By Mike Sever, The Record Publishing Company
The Portage County dog warden reported “a disturbing trend” in the rising number of pit bull-type dogs coming to the county pound.
Dog Warden Dave McIntyre said dog control officers took in more than 70 more pit bulls in 2010 than in 2009. And, McIntyre told Portage County commissioners last week that dog control officers have not yet canvassed in areas where pit bulls are known to be prevalent.
McIntyre reported that 92 pit bulls or pit bull-type dogs were euthanized under Ohio’s law that deems all pit bulls to be vicious. Another 14 pit bull-type dogs were sent to rescue groups and a number of such dogs were retrieved by their owners.
Legislation has been offered in the General Assembly to change the state law that automatically condemns any stray dog that looks like a pit bull.
McIntyre said the pound on Infirmary Road in Shalersville, took in 684 dogs in 2010 that were not owner surrenders or pit bull-type dogs. A total of 60 dogs were surrendered by their owners.

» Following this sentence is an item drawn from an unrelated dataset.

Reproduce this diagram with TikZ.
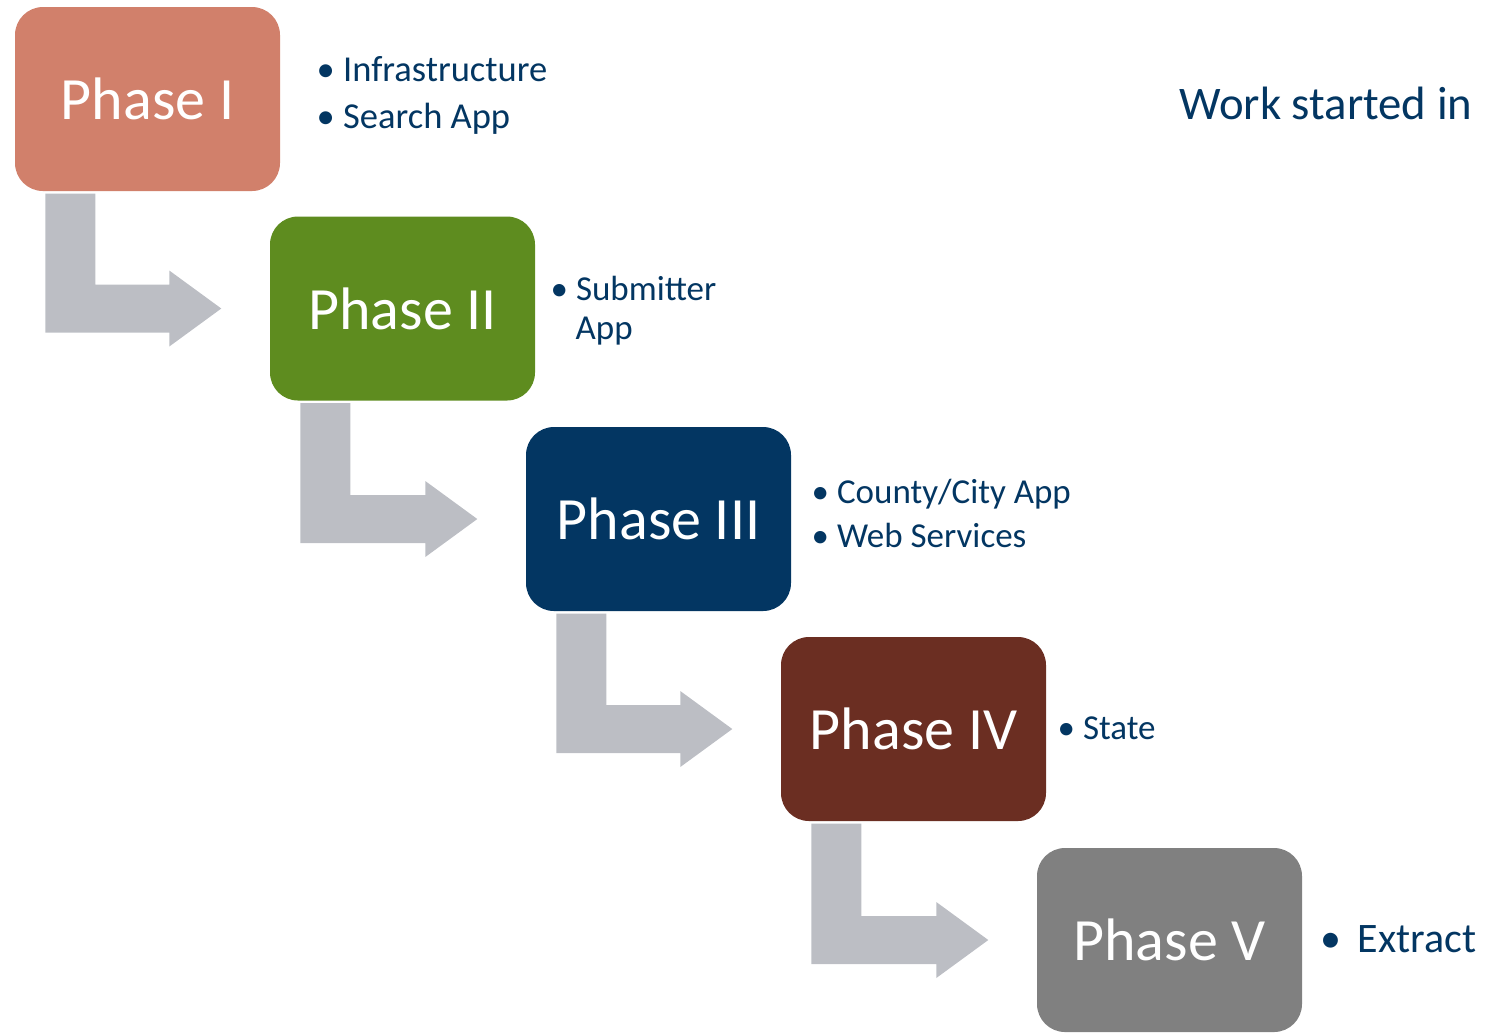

Of the strays picked up, 27.4 percent were returned to their owners. That number was up 1.4 percent over 2009, McIntyre said. He attributed that in part to the increased sale of dog licenses, making it easier to identify dogs. Last year the county sold 24,800 dog licenses compared to 22,320 in 2009.
McIntyre also has started a new lost and found program that helps reunite owners with unlicensed dogs.
“We’ve already matched up two dogs that had been in the kennel for two weeks with their owners,” McIntyre said.
Another 229 dogs were adopted from the shelter. That was a half-percent increase over 2009.
Of the remainder, 41 dogs were taken to the Portage Animal Protective League and 165 dogs were rescued by other groups.
Thirty dogs were euthanized because of sickness and 31 were euthanized for being vicious, McIntyre said.
That 9 percent euthanization rate is the lowest at the pound since at least 1990, according to figures offered last week. Since taking the job three years ago, McIntyre has steadily increased the number of dogs returned to owners, adopted or taken by rescue groups. When he became dog warden, more than a third of all dogs brought in were killed. In 2008, McIntyre cut that to 19 percent. It was 17 percent in 2009.
McIntyre said the sluggish economy continues to affect his operation. He said usually most strays are picked up during the summer and the numbers begin to taper off as the season ends. This year that did not happen.
According to McIntyre, Ravenna Township is the largest source of dogs in the pound, with 105 animals taken in last year. Ravenna city was second with 99 followed by Brimfield and Shalersville with 54 each.
The numbers decline from there to Hiram where only one dog was taken in at the pound.